▶ Task objective:
Restate the records below word for word, and omit the images they hold.
◆ ◆ ◆ ◆ ◆ ◆ ◆
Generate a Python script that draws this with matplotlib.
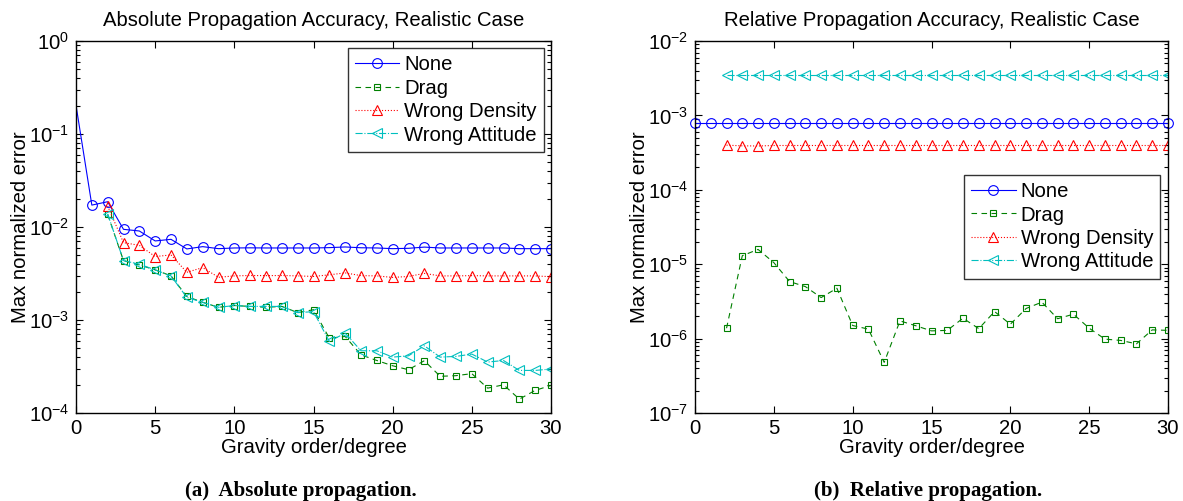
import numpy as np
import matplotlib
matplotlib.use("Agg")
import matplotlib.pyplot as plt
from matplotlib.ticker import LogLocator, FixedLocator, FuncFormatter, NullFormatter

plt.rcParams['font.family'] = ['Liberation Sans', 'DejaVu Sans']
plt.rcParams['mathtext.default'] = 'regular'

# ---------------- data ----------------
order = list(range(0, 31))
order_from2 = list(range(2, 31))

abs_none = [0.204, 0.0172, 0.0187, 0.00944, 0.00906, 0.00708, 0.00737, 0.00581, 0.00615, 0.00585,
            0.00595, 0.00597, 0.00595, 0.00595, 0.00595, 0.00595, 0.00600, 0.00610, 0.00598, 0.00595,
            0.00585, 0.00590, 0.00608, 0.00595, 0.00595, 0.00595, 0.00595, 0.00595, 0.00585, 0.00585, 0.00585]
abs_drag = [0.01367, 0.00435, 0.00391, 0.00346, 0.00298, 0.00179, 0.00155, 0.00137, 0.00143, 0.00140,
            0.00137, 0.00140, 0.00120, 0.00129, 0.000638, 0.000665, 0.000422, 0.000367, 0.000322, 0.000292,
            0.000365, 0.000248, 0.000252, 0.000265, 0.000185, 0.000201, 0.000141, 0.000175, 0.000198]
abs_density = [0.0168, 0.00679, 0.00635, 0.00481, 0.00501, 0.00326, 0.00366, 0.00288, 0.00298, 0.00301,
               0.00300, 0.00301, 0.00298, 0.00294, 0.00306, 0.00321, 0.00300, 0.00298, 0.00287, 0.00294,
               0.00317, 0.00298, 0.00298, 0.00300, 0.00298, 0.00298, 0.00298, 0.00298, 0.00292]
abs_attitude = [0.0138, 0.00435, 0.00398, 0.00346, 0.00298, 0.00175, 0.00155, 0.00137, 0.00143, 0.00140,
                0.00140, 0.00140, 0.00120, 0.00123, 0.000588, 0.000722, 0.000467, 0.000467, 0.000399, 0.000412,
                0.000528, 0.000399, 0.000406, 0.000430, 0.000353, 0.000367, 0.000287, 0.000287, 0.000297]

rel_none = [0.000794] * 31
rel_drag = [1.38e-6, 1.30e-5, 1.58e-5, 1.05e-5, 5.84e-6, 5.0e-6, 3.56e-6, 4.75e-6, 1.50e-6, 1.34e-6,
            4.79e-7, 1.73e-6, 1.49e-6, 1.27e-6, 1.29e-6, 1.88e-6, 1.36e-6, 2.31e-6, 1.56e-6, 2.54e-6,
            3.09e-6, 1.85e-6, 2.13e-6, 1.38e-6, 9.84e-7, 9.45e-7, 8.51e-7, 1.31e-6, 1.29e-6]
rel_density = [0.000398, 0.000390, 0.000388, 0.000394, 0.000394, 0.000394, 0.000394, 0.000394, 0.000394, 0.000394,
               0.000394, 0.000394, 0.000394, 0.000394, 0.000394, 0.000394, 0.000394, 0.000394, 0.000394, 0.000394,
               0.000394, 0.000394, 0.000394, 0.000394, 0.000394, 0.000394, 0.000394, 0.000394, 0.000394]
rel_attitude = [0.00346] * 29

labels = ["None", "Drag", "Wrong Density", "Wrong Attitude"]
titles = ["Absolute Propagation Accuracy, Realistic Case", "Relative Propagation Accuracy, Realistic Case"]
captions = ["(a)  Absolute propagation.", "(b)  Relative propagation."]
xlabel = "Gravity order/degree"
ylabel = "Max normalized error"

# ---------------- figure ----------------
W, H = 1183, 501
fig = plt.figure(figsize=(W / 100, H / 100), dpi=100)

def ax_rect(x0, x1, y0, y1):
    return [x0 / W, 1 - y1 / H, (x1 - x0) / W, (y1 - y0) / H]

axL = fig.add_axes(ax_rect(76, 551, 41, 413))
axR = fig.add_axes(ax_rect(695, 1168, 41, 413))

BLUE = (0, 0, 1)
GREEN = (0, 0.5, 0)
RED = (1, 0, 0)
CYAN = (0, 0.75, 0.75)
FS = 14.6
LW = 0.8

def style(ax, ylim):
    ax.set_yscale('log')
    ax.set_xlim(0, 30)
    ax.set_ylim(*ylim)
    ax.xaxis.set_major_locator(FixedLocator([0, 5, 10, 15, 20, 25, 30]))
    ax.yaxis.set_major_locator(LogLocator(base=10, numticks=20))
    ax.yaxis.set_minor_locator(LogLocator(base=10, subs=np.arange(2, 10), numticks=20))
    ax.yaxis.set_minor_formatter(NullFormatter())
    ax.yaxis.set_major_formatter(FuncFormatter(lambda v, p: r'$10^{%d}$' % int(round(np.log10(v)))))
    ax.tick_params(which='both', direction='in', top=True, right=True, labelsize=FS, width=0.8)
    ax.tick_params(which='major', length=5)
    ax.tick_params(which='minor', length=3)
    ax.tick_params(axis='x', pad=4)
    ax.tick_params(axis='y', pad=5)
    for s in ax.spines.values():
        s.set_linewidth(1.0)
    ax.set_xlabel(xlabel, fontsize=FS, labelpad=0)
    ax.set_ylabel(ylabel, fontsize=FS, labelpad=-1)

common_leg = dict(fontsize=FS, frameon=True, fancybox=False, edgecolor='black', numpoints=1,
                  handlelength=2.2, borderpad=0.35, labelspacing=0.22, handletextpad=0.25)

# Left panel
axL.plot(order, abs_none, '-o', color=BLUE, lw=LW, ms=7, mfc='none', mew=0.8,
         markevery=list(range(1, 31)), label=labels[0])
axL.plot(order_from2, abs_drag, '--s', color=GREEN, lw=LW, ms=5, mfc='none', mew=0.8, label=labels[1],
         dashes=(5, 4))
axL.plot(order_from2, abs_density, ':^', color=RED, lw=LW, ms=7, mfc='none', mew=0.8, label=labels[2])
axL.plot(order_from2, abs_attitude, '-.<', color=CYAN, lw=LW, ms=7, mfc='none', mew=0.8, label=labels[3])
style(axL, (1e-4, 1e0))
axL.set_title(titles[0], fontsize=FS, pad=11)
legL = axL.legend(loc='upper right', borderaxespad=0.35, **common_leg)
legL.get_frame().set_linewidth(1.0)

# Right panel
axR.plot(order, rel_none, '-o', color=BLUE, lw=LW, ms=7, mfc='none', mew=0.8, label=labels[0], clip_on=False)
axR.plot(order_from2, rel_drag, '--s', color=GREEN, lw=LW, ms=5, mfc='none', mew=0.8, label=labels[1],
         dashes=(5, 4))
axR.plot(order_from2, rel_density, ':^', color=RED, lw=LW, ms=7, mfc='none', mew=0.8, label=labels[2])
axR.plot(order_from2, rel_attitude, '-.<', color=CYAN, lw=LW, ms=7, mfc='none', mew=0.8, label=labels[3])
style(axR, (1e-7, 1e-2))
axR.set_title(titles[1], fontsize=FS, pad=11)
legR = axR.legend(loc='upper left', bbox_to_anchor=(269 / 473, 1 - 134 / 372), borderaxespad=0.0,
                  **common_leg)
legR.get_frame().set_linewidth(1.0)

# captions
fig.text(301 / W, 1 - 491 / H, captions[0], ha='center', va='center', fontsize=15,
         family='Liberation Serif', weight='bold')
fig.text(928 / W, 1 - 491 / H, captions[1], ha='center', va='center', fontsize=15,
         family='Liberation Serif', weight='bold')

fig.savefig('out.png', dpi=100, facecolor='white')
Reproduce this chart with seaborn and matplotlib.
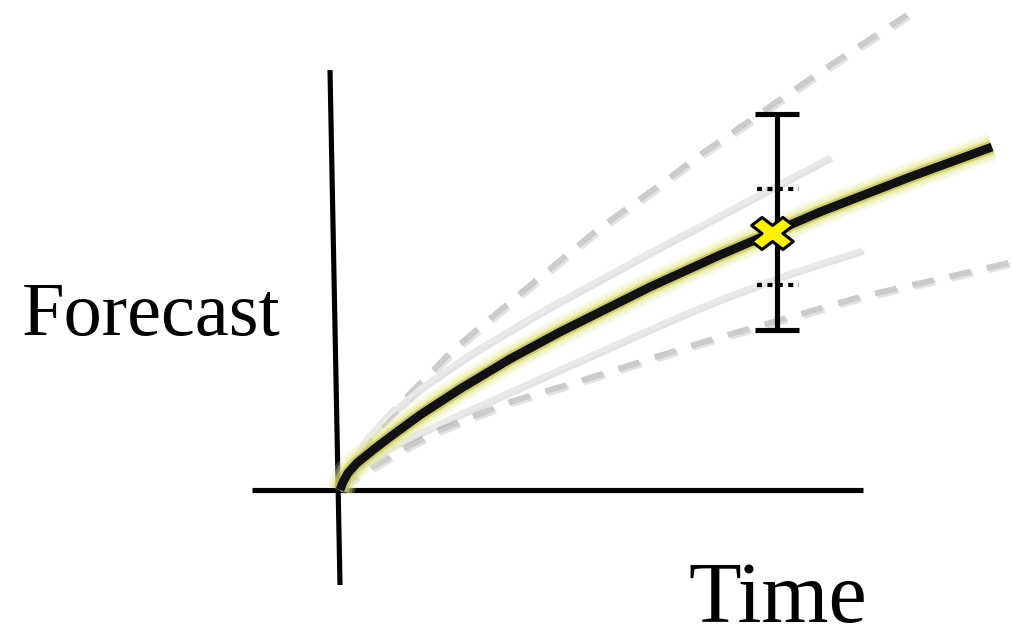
◆ ◆ ◆ ◆ ◆ ◆ ◆
▶ Problem solution:
Generate a Python script that draws this with matplotlib.
import numpy as np
import matplotlib
matplotlib.use("Agg")
import matplotlib.pyplot as plt
from matplotlib.ticker import LogLocator, FixedLocator, FuncFormatter, NullFormatter

plt.rcParams['font.family'] = ['Liberation Sans', 'DejaVu Sans']
plt.rcParams['mathtext.default'] = 'regular'

# ---------------- data ----------------
order = list(range(0, 31))
order_from2 = list(range(2, 31))

abs_none = [0.204, 0.0172, 0.0187, 0.00944, 0.00906, 0.00708, 0.00737, 0.00581, 0.00615, 0.00585,
            0.00595, 0.00597, 0.00595, 0.00595, 0.00595, 0.00595, 0.00600, 0.00610, 0.00598, 0.00595,
            0.00585, 0.00590, 0.00608, 0.00595, 0.00595, 0.00595, 0.00595, 0.00595, 0.00585, 0.00585, 0.00585]
abs_drag = [0.01367, 0.00435, 0.00391, 0.00346, 0.00298, 0.00179, 0.00155, 0.00137, 0.00143, 0.00140,
            0.00137, 0.00140, 0.00120, 0.00129, 0.000638, 0.000665, 0.000422, 0.000367, 0.000322, 0.000292,
            0.000365, 0.000248, 0.000252, 0.000265, 0.000185, 0.000201, 0.000141, 0.000175, 0.000198]
abs_density = [0.0168, 0.00679, 0.00635, 0.00481, 0.00501, 0.00326, 0.00366, 0.00288, 0.00298, 0.00301,
               0.00300, 0.00301, 0.00298, 0.00294, 0.00306, 0.00321, 0.00300, 0.00298, 0.00287, 0.00294,
               0.00317, 0.00298, 0.00298, 0.00300, 0.00298, 0.00298, 0.00298, 0.00298, 0.00292]
abs_attitude = [0.0138, 0.00435, 0.00398, 0.00346, 0.00298, 0.00175, 0.00155, 0.00137, 0.00143, 0.00140,
                0.00140, 0.00140, 0.00120, 0.00123, 0.000588, 0.000722, 0.000467, 0.000467, 0.000399, 0.000412,
                0.000528, 0.000399, 0.000406, 0.000430, 0.000353, 0.000367, 0.000287, 0.000287, 0.000297]

rel_none = [0.000794] * 31
rel_drag = [1.38e-6, 1.30e-5, 1.58e-5, 1.05e-5, 5.84e-6, 5.0e-6, 3.56e-6, 4.75e-6, 1.50e-6, 1.34e-6,
            4.79e-7, 1.73e-6, 1.49e-6, 1.27e-6, 1.29e-6, 1.88e-6, 1.36e-6, 2.31e-6, 1.56e-6, 2.54e-6,
            3.09e-6, 1.85e-6, 2.13e-6, 1.38e-6, 9.84e-7, 9.45e-7, 8.51e-7, 1.31e-6, 1.29e-6]
rel_density = [0.000398, 0.000390, 0.000388, 0.000394, 0.000394, 0.000394, 0.000394, 0.000394, 0.000394, 0.000394,
               0.000394, 0.000394, 0.000394, 0.000394, 0.000394, 0.000394, 0.000394, 0.000394, 0.000394, 0.000394,
               0.000394, 0.000394, 0.000394, 0.000394, 0.000394, 0.000394, 0.000394, 0.000394, 0.000394]
rel_attitude = [0.00346] * 29

labels = ["None", "Drag", "Wrong Density", "Wrong Attitude"]
titles = ["Absolute Propagation Accuracy, Realistic Case", "Relative Propagation Accuracy, Realistic Case"]
captions = ["(a)  Absolute propagation.", "(b)  Relative propagation."]
xlabel = "Gravity order/degree"
ylabel = "Max normalized error"

# ---------------- figure ----------------
W, H = 1183, 501
fig = plt.figure(figsize=(W / 100, H / 100), dpi=100)

def ax_rect(x0, x1, y0, y1):
    return [x0 / W, 1 - y1 / H, (x1 - x0) / W, (y1 - y0) / H]

axL = fig.add_axes(ax_rect(76, 551, 41, 413))
axR = fig.add_axes(ax_rect(695, 1168, 41, 413))

BLUE = (0, 0, 1)
GREEN = (0, 0.5, 0)
RED = (1, 0, 0)
CYAN = (0, 0.75, 0.75)
FS = 14.6
LW = 0.8

def style(ax, ylim):
    ax.set_yscale('log')
    ax.set_xlim(0, 30)
    ax.set_ylim(*ylim)
    ax.xaxis.set_major_locator(FixedLocator([0, 5, 10, 15, 20, 25, 30]))
    ax.yaxis.set_major_locator(LogLocator(base=10, numticks=20))
    ax.yaxis.set_minor_locator(LogLocator(base=10, subs=np.arange(2, 10), numticks=20))
    ax.yaxis.set_minor_formatter(NullFormatter())
    ax.yaxis.set_major_formatter(FuncFormatter(lambda v, p: r'$10^{%d}$' % int(round(np.log10(v)))))
    ax.tick_params(which='both', direction='in', top=True, right=True, labelsize=FS, width=0.8)
    ax.tick_params(which='major', length=5)
    ax.tick_params(which='minor', length=3)
    ax.tick_params(axis='x', pad=4)
    ax.tick_params(axis='y', pad=5)
    for s in ax.spines.values():
        s.set_linewidth(1.0)
    ax.set_xlabel(xlabel, fontsize=FS, labelpad=0)
    ax.set_ylabel(ylabel, fontsize=FS, labelpad=-1)

common_leg = dict(fontsize=FS, frameon=True, fancybox=False, edgecolor='black', numpoints=1,
                  handlelength=2.2, borderpad=0.35, labelspacing=0.22, handletextpad=0.25)

# Left panel
axL.plot(order, abs_none, '-o', color=BLUE, lw=LW, ms=7, mfc='none', mew=0.8,
         markevery=list(range(1, 31)), label=labels[0])
axL.plot(order_from2, abs_drag, '--s', color=GREEN, lw=LW, ms=5, mfc='none', mew=0.8, label=labels[1],
         dashes=(5, 4))
axL.plot(order_from2, abs_density, ':^', color=RED, lw=LW, ms=7, mfc='none', mew=0.8, label=labels[2])
axL.plot(order_from2, abs_attitude, '-.<', color=CYAN, lw=LW, ms=7, mfc='none', mew=0.8, label=labels[3])
style(axL, (1e-4, 1e0))
axL.set_title(titles[0], fontsize=FS, pad=11)
legL = axL.legend(loc='upper right', borderaxespad=0.35, **common_leg)
legL.get_frame().set_linewidth(1.0)

# Right panel
axR.plot(order, rel_none, '-o', color=BLUE, lw=LW, ms=7, mfc='none', mew=0.8, label=labels[0], clip_on=False)
axR.plot(order_from2, rel_drag, '--s', color=GREEN, lw=LW, ms=5, mfc='none', mew=0.8, label=labels[1],
         dashes=(5, 4))
axR.plot(order_from2, rel_density, ':^', color=RED, lw=LW, ms=7, mfc='none', mew=0.8, label=labels[2])
axR.plot(order_from2, rel_attitude, '-.<', color=CYAN, lw=LW, ms=7, mfc='none', mew=0.8, label=labels[3])
style(axR, (1e-7, 1e-2))
axR.set_title(titles[1], fontsize=FS, pad=11)
legR = axR.legend(loc='upper left', bbox_to_anchor=(269 / 473, 1 - 134 / 372), borderaxespad=0.0,
                  **common_leg)
legR.get_frame().set_linewidth(1.0)

# captions
fig.text(301 / W, 1 - 491 / H, captions[0], ha='center', va='center', fontsize=15,
         family='Liberation Serif', weight='bold')
fig.text(928 / W, 1 - 491 / H, captions[1], ha='center', va='center', fontsize=15,
         family='Liberation Serif', weight='bold')

fig.savefig('out.png', dpi=100, facecolor='white')
Reproduce this chart with seaborn and matplotlib.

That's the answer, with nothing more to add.